The Sun Shines East, the Sun Shines West
We have a conundrum. Slowly but surely, we’ve been posting stories about our 14th cross-country trip, so naturally, you might think we are actually still working our way eastward. Not so! We got to Croton Point Park on the Hudson River, just north of New York City, on June 1st, stayed for 5 very busy weeks, and charted a circuitous westward route to Southern California via Seattle Washington, for our 15th cross-country trip, which began on July 7th.
We’re almost a third of the way into that trip; in fact, we are currently in Lincoln Nebraska as of this writing. We’ve laid out a very ambitious return trip this time, taking two months and stopping at about 18 National Parks and Monuments along the way that we’ve never seen before. Even those few stops where we don’t have a National Parks visit planned have other interesting things to see, and we’ve picked up even more good tips from other campers about places we’ve never heard of, but really do deserve a visit since we’re in the area. The down side of all this is that we’ve left ourselves very little time to post photos or write about any of the great places we’ve been visiting. And what’s worse, we keep putting off writing about what we just saw while the memory is still fresh, because we’re only writing about things we did a few months ago. Anyway, we realized that we’re probably the only people who might care which direction we were headed when we saw something really special, right?
Hidden Treasure in Lincoln Nebraska’s Sunken Gardens
So here’s a post about our ambitious journey westward, and the unexpected place we found in Lincoln Nebraska today, thanks to a suggestion from a couple of fellow campers we met at Lake Anita State Park in western Iowa.
It’s called Sunken Gardens, on the corner of D Street and South 27th Street in Lincoln. It started out in 1930 as a project for unemployed men during the Great Depression, on land donated by a few families in Lincoln. It had previously been a bend in a creek and was used as a neighborhood dumping site, but today, it’s one of the most beautifully landscaped public gardens we’ve ever seen, and it’s reportedly listed in the National Geographic Guide to Public Gardens.
Take a look for yourself by clicking below, and if you’re ever in Lincoln Nebraska, it’s well worth a stop.
Nebraska State Capitol – Third Time’s A Charm, We Hope!
Lincoln is the Capital of Nebraska, and it’s hard to miss the unusual Capitol building that sits a few blocks away from the Sunken Gardens.
We’re camping tonight and tomorrow just outside the city at a very nice campground called Camp-A-Way, and hadn’t planned on going into Lincoln at all until our fellow campers suggested visiting the gardens. So it was a pleasant surprise to realize that we were passing right by the unusual looking Capitol building. We didn’t go inside, but apparently they do give tours, and the building is said to be very interesting architecturally and historically. Most of the building is only three stories high, in the form of a cross within a square, leaving four internal gardens. In the center, there is a 400 foot high tower crowned by a golden dome, with an unusual looking statue on the top of the dome. It turns out to be a bronze sculpture called “The Sower,” a fitting symbol of Nebraska’s long history of agriculture. After President Franklin Pierce signed the Kansas-Nebraska Act in 1854, there was controversy over naming Omaha as the capital of the new territory, so it was decided that the capital would be located in the village of Lancaster on the westernmost boundary of settlement at that time.

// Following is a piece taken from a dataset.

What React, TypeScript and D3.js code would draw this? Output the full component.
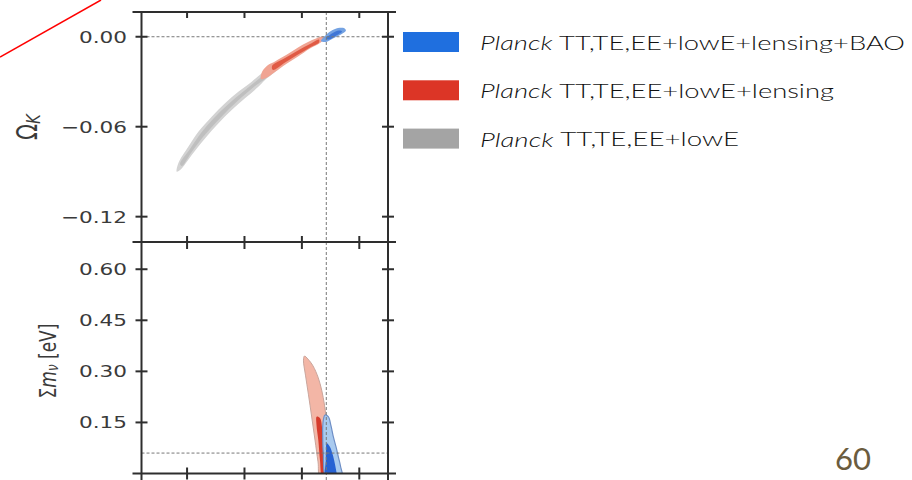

A few years later, the new capital was renamed Lincoln, in honor of the recently assassinated President, and work was begun on the first of three capitol buildings that have occupied this spot. The first two capitol buildings were poorly constructed with substandard materials, and both apparently began to fall apart or sink into the ground in short order. The current Capitol building was constructed in four phases between 1922-1932, and we’re assured that this one was built to last!
Is There Anything Worth Seeing in Nebraska?
Tonight and tomorrow, we’re staying at Camp-A-Way, a very nice campground on the outskirts of Lincoln. It’s a bit pricy, nearly $90 for two nights, but that’s to be expected in a nice campground with lots of amenities located right near a city. We originally didn’t come to Lincoln to see either the Sunken Gardens or the State Capitol, but that’s what sometimes happens when you’re traveling by land – you get to discover places you never knew existed, and you’re glad you found out in time to see them! Tomorrow, we plan to visit the Homestead National Monument of America about 50 miles south of Lincoln – that’s what was really is on our agenda in stopping here J After that, we’ll be moving on to the Pioneer Museum in Grand Island, then to Ogalalla in the Sandhills area located atop the largest underground lake in the country, and finally to Scotts Bluff National Monument, Chimney Rock, and “Carhenge,” Nebraska’s answer to Cadillac Ranch in Amarillo Texas, and all of them in Nebraska!
We already visited Omaha a year ago, where we saw the “Old Market” section filled with turn of the century buildings that’s now a nightlife spot, as well as the massive public sculpture known as Pioneer Courage Park – another “post from the past” we’ll eventually get around to.